Maysie also ran through all her trapped water by the time she settled down again, so she went to sleep extremely thirsty.

Something about the lack of oxygen and dehydration left her dreaming of playing in a big wheat field with a young man her age--very pretty man, enough so that the shaking her awake took a solid jab from the cat that wasn't there.

This one was two whole days of trudging before she could collapse.

The variables between each asteroid the bird swallowed weren't consistent, but she suspected that it was about two weeks of traveling like this when she began to notice that her hallucinations followed one extraordinary man around.

Talon--she didn't understand his language yet, but his name meant Talon, so she called him that in her dreams. He claimed to be from another space-farer, searching the galaxy to make new homeworlds for mankind. It felt like she learned so much: star charts,  how some more basic advanced technology would work (that she had never seen before),  and the biology of common ancestral types like all "cats" and all "dogs". It was things beyond the encyclopedia set she grew up reading. It had been a few years since she had something new to study, so the hallucinations were worth her time.

The problem was that she would trudge through her waking moments on the asteroids and look forward to almost dying. Alder wasn't a religious man, but he did like the book of Proverbs when he wanted motivation to keep working:

A little sleep, a little slumber, a little folding of the hands to rest, and poverty will come upon you like a robber, and want like an armed man.

Forgetting to set up her water trap, continuing to lay there when it was time to walk, and it would be death--not just want--that would get her.

She despised being awake so much that she complained about it to Talon. "Every time I'm asleep I'm here with you, learning things I never knew. Out there? I'm walking down the neck of the bird as it swallows asteroids big enough to keep a thick atmosphere. I'm getting so damned tired of trying to make it to the body."

"Wait, you're courting death to be here with me? You're not safely sleeping in a stasis pod?! You need to get up now."

"No, I want to stay!"

"GET UP!"

Up until this point,  Talon had never touched her in these dreams. This time he wrapped himself around her and kissed her forehead.

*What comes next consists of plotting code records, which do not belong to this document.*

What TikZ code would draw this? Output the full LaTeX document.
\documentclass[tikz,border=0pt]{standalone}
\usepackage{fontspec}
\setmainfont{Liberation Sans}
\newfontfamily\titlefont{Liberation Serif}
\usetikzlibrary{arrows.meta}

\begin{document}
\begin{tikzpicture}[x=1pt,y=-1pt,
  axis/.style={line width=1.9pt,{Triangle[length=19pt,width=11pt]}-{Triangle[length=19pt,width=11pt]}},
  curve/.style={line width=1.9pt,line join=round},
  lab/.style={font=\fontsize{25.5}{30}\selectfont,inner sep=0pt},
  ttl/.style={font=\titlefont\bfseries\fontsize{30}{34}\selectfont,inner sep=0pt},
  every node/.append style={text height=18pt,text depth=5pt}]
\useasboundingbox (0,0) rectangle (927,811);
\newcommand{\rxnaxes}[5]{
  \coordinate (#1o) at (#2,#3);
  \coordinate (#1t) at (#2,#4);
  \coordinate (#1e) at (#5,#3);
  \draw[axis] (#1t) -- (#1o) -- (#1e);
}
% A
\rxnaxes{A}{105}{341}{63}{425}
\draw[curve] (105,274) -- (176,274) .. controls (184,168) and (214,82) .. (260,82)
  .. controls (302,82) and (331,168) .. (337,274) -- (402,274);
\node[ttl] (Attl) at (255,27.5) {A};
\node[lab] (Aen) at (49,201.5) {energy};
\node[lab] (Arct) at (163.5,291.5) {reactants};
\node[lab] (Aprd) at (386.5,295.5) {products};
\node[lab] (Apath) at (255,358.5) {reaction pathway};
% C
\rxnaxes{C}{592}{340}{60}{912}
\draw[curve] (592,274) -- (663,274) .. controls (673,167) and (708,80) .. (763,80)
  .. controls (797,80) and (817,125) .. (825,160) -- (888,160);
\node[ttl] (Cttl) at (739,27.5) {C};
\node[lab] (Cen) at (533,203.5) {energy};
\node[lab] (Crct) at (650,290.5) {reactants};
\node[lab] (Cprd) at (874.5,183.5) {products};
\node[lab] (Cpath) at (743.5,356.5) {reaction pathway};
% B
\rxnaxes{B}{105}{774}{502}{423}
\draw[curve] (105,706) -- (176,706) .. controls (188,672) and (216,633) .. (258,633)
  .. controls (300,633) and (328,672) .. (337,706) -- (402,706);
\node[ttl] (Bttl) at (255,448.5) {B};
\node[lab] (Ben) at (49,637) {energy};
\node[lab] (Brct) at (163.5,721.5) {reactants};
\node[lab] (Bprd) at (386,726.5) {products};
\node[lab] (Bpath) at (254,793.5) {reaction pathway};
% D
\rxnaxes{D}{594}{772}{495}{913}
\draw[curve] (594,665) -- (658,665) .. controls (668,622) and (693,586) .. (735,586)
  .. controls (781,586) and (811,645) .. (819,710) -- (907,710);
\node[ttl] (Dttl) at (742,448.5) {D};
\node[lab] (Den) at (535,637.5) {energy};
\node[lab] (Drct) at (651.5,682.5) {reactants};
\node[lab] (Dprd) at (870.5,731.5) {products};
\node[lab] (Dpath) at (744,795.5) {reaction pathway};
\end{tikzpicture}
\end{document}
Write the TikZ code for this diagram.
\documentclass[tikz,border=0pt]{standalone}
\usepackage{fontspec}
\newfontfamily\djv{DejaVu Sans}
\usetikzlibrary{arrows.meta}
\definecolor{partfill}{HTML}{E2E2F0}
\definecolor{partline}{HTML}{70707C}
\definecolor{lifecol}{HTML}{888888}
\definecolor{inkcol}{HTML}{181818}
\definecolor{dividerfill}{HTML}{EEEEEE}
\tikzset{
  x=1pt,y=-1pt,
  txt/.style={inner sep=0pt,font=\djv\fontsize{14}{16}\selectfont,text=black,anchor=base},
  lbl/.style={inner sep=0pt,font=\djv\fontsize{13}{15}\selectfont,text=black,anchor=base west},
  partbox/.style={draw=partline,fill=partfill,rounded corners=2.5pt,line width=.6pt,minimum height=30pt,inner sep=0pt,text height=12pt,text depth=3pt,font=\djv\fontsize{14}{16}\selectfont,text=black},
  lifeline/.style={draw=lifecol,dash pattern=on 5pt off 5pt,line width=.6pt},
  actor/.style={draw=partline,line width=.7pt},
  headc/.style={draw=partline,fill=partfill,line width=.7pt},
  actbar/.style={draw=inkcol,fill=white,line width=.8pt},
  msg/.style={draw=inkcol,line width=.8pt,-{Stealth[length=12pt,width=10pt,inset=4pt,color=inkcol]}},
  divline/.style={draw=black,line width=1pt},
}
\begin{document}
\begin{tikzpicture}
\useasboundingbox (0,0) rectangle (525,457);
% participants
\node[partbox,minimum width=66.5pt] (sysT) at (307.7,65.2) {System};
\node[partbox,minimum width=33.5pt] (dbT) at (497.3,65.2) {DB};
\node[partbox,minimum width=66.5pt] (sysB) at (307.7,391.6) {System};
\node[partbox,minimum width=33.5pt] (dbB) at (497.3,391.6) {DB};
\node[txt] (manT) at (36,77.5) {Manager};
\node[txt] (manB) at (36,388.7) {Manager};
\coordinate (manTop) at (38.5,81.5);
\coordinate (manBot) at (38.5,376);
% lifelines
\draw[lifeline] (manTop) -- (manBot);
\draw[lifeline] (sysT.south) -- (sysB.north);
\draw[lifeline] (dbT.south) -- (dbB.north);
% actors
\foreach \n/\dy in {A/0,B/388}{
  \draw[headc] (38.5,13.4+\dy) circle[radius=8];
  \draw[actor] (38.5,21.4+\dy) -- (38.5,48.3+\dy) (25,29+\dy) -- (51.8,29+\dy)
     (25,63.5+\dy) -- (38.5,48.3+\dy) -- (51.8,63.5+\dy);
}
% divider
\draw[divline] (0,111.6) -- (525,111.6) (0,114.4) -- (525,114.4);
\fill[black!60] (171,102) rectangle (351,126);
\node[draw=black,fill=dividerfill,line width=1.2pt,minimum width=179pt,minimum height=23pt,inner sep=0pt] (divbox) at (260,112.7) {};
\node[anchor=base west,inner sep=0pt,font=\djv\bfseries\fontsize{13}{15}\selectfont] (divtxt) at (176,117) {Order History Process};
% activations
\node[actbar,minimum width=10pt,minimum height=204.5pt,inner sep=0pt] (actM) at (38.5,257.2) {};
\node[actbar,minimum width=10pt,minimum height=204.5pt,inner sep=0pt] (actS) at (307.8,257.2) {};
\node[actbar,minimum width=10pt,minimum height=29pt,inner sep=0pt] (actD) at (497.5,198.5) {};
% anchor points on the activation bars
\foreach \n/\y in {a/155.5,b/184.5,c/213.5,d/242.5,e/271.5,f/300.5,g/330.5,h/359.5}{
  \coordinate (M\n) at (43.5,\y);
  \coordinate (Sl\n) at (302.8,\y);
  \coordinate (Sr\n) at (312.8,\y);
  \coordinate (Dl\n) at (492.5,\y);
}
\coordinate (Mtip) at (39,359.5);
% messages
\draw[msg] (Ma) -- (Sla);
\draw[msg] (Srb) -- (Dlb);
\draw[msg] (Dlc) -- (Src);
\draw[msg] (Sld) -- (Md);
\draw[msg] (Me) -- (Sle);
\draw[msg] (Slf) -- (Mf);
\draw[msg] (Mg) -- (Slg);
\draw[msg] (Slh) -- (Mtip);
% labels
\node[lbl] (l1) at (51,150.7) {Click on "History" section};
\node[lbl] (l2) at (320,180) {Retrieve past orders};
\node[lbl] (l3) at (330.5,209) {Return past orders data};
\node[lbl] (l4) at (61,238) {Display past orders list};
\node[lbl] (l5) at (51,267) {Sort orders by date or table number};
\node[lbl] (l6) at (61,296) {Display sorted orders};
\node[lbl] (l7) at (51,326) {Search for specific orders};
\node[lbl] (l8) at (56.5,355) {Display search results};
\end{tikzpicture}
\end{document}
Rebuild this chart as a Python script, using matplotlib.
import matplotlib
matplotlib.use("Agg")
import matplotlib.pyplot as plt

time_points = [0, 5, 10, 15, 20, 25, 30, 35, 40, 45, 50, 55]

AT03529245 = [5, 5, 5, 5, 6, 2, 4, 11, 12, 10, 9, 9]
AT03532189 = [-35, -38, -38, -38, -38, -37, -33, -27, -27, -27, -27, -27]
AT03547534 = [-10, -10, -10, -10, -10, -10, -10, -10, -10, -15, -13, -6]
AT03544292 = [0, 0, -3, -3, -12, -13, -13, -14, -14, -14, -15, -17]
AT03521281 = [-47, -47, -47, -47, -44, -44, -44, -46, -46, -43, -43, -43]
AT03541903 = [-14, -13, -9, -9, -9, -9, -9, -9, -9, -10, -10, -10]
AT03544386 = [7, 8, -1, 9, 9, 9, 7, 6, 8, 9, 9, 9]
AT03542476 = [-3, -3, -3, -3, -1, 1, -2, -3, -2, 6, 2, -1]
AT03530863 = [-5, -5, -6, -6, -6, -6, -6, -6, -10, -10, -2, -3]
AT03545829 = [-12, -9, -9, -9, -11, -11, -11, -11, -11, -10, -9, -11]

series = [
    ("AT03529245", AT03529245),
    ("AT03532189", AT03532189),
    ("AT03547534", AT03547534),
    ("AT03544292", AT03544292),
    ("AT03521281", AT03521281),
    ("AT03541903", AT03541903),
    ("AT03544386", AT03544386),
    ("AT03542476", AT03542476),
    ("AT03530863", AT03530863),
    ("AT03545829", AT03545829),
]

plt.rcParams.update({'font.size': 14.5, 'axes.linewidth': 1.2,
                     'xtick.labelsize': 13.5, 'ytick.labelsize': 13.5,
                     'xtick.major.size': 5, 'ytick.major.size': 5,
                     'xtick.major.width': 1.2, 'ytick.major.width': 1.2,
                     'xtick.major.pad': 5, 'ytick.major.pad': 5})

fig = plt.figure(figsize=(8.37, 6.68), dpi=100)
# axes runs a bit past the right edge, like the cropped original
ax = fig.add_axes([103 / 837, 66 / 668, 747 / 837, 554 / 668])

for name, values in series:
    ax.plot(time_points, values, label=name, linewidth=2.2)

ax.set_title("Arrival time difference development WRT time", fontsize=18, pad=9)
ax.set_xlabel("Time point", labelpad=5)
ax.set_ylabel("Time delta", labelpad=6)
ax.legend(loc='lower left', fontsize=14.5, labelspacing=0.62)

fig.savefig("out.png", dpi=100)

Like that would be anything normal. It was a dream after all. It felt like a pulse was sent through her and she jarred awake. Yes, an asteroid was on its way, and at this point, she could see several more behind it, but these were smaller, so she was in for short trips of hell where there wasn't enough atmosphere to take off the blankets, nor enough oxygen to do more than a crawl.

But crawl she would: on for an hour, off for four. She still went back to Talon, and now that she had a taste for being held, she refused to keep any distance between them and he had to suffer through her seeking comfort while he tried to teach her things she could understand--that's if imagination could suffer.

Maysie estimated that she was halfway through her trip down the bird's neck. Talon confirmed that the next few weeks would be the most oxygen-deprived of the whole journey.

He also told her he was honored to care for her in her last moments if it dipped low enough to be lethal.

That was the moment Maysie realized that Alder had never been well enough to make this trip with her. She cried in her dreams, letting out all the anger she had on him never trying to bring her down. That would have been a surer death for both of them.

But what an inarticulate mess she made of trying to explain her grief to a dream man.